While our focus, this school year, has been on the Colonial and Revolutionary eras, I like to help students apply those moments to each other and to today (as well as the future). Again, it is difficult.
What was MLK protesting in the 1960s? What were the southern and northern states fighting about in the 1860s? Did one I-Have-a-Dream speech and a long walk to a state capitol solve all the problems for black Americans? Were slaves truly freed by the Emancipation Proclamation? What did Thomas Jefferson mean when he penned, All men are created equal?
Besides the big idea of unfairly treating our fellow man, two concepts have been brought to the forefront in our class. First, the United States history is often ugly, and second, themes in history are definitely more complicated than they appear - whether talking about the Civil Rights Movement, the removal of Native Americans from their ancestral lands, or the Japanese Internment Camps during the second World War.
Look at how frankly those students speak about the issues and the connections they make. Wonder how their belief systems were developed. Who influenced them to believe such things? Notice the forlorn faces of the students who are assigned minority status. I'll warn you upfront, though, you may get angry at the teacher, and you may be upset with the choices some of the kids make. You may also be unhappy with the inappropriate names that are expressed when dealing with the topic of black people. I am in no means endorsing the use of such derogatory language today, but the brief inclusion of those words in the video wholly demonstrates a culture shift from 1970 to the present.

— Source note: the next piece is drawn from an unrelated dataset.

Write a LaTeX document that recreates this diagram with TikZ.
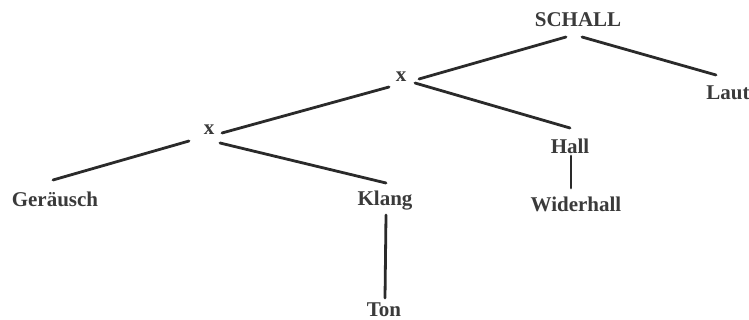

It was an interesting time. As I reflect on my own childhood (I was only three or four years, and a couple of states, away from being in the Class Divided.), I realize I never was in a class with an African American until college. I realize there were only a couple of black students in my elementary school and none in my middle of high schools. When my mom spoke with other moms about their feelings about busing, I didn't know what they were talking about. Not long before, Rosa Parks had inadvertently begun the Montgomery bus boycotts, the Freedom Riders had been viciously beaten in Mississippi, and nine black high school students were escorted by the military to attend a previously all-white school in Little Rock, Arkansas. King was killed when I was three, long before I became interested in American history or politics. It was a long time before I knew anything about discrimination or racism - though I never liked being called four-eyes.
I have made connections throughout history, from the Gullah Islands, Uncle Remus stories, slavery in the American colonies, and the treatment of slaves in the Deep South. I have stood in the courtroom of the infamous Dred Scott Decision right here in Missouri. I have walked in the footsteps of Abraham Lincoln, at his house in Springfield, Illinois. I have touched cannon and bayonet used during the Civil War. I have been in President Grant's house, have ridden on Huckleberry Finn's river, and have seen Martin Luther King's Ebenezer Baptist Church.
A while ago, on a different trip to Memphis, I walked to the location of King's assassination. It's always interesting to me to stand in the actual location of just about any historic event, to touch items of historic significance, and the internalize the significance of those events. Making those events come alive in the classroom takes some creativity and some serious conversation in order to pique the interest of fourth graders, but it is a possibility.
I always approach the ugly times by emphasizing the positive outcomes of those events: freedom from slavery, equal rights, and more civil treatment of people of color. Recognizing that the latter, in a big way, is wrought with continued difficulties in our country, progress has been made through generations. That should move us forward with goals of continued improvement. Encouraging a positive message for the future must involve a look at the negatives of the past.
Our history is still in the process of being written. When I consider the ongoing current world issues involving discrimination - religion, gender, orientation, and politics being among the most obvious - I realize the past, present, and future have been delicately intertwined and cannot be simplistically isolated. Our history is ugly, and without a doubt, it is complicated. As we move forward, may our children make more and more righteous and informed decisions. We're learning from the past for the sake of our future.